I rant about it because that $10 billion or so, and similar sums spirited out of the public purse through corruption by white collar criminals, as well as wasteful expenditure by governments and their agents, could, if put to proper use, extricate us from the fiscal mess we flounder in partly because we have proclaimed financial debauchery as a cornerstone of our culture.

Twenty billion dollars out of a total budgetary expenditure that should never have exceeded $50 billion (except for capital works) is a lot of money that could be applied to enhancing nutrition, alleviating poverty, improving infrastructure, housing, health care and so on.

All that I have written thus far amounts to dreaming the impossible. Let me return to harsh realities. In 2017, the Government can garner greater revenues only if oil and gas production and prices improve significantly—it's that simple or complex, depending on one's perspective.

Why oil production has plummeted from 150,000 barrels per day in 2006 to 70,000 today, only the politicians and industry bosses can say. The same can be said of gas production, which has fallen by 15 per cent. If there is recovery to optimum levels in the latter (4.2 bcf/d) and, say, 80,000 bpd in oil, then the Government could earn another US$2 billion, which would boost the country's foreign exchange.

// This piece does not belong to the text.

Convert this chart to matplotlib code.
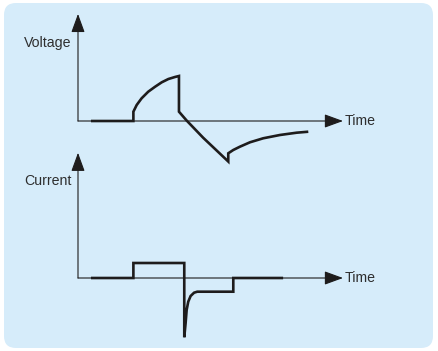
import matplotlib
matplotlib.use("Agg")
import matplotlib.pyplot as plt
from matplotlib.patches import FancyBboxPatch
from matplotlib import font_manager

# ---- data (time in arbitrary units, signals normalised) ----
volt_t = [0.49, 2.09, 2.09, 2.215, 2.40, 2.65, 2.91, 3.16, 3.41, 3.66, 3.81,
          3.81, 4.10, 4.72, 5.67, 5.67, 5.86, 6.11, 6.49, 6.99, 7.62, 8.25, 8.69]
volt_v = [0.0, 0.0, 0.207, 0.356, 0.504, 0.651, 0.762, 0.86, 0.933, 0.978, 1.0,
          0.207, 0.01, -0.37, -0.90, -0.718, -0.644, -0.571, -0.473, -0.384,
          -0.311, -0.26, -0.238]

curr_t = [0.49, 2.09, 2.09, 4.01, 4.01, 4.06, 4.10, 4.16, 4.25, 4.38, 4.50,
          5.86, 5.86, 7.74]
curr_i = [0.0, 0.0, 1.0, 1.0, -3.95, -3.02, -2.13, -1.58, -1.2, -0.98, -0.913,
          -0.913, 0.0, 0.0]

axis_labels = ["Voltage", "Current"]
time_label = "Time"

W, H = 438, 351
fig = plt.figure(figsize=(W / 100, H / 100), dpi=100)
fig.patch.set_facecolor("white")

# background rounded panel
bg = fig.add_axes([0, 0, 1, 1])
bg.set_xlim(0, W)
bg.set_ylim(H, 0)
bg.axis("off")
bg.add_patch(FancyBboxPatch((4, 3), 429, 345,
                            boxstyle="round,pad=0,rounding_size=12",
                            facecolor="#d6ecfa", edgecolor="none"))

installed = {f.name for f in font_manager.fontManager.ttflist}
FONT = [f for f in ["Liberation Sans Narrow", "DejaVu Sans Condensed",
                    "Liberation Sans", "DejaVu Sans"] if f in installed]
TXT = "#2e2e2e"
LINE = "#1e1c1c"
FS = 10.2


def panel(rect, ylim, ytip, t, y, label, label_y):
    ax = fig.add_axes(rect)
    ax.set_xlim(0, 10)
    ax.set_ylim(*ylim)
    ax.axis("off")
    ax.patch.set_alpha(0)
    arrow = dict(arrowstyle="-|>,head_length=1.15,head_width=0.42",
                 mutation_scale=10, lw=0.8, color=LINE,
                 shrinkA=0, shrinkB=0)
    ax.annotate("", xy=(0, ytip), xytext=(0, 0), arrowprops=arrow)
    ax.annotate("", xy=(10, 0), xytext=(0, 0), arrowprops=arrow)
    ax.plot(t, y, color=LINE, lw=1.9, solid_joinstyle="miter",
            solid_capstyle="butt")
    ax.text(10.08, 0, time_label, ha="left", va="center", fontsize=FS,
            color=TXT, family=FONT)
    ax.text(-0.23, label_y, label, ha="right", va="center", fontsize=FS,
            color=TXT, family=FONT)
    return ax


# voltage panel: v=0 at py 121, 45 px/unit, ylim -1..2.4 -> py 166..13
panel([78 / W, (H - 166) / H, 265 / W, 153 / H], (-1, 2.4), 2.38,
      volt_t, volt_v, axis_labels[0], 1.73)

# current panel: i=0 at py 278, 15 px/unit, ylim -4.2..8.4 -> py 341..152
panel([78 / W, (H - 341) / H, 265 / W, 189 / H], (-4.2, 8.4), 8.35,
      curr_t, curr_i, axis_labels[1], 6.47)

fig.savefig("out.png", dpi=100)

Outside of that, what else? Our manufacturers are aggressively exploring new markets and are likely to add a few hundred million more US dollars to the coffers. Niche markets for a few agri-exports can earn some foreign dollars. A vibrant cocoa industry, meaning beans-to-bars and beverages, has a US$200 million a year potential, but the stakeholders must exploit the full value-chain.

In 2017, the Government must mount an aggressive one-local-meal-a-day programme, which, if successful, could save us at least US$500 million in foreign exchange, as well as yield nutrition and health benefits of untold value, and boost domestic agriculture.

I haven't touched the creative industries—entertainment, fashion, arts, film, etc—that hold immense potential. Let us start with the biggest pan manufacturing facility in the world.

We have talked “tatah” for far too long. In 2017, we must do, or die like stray dogs on the busy global highway of achievers.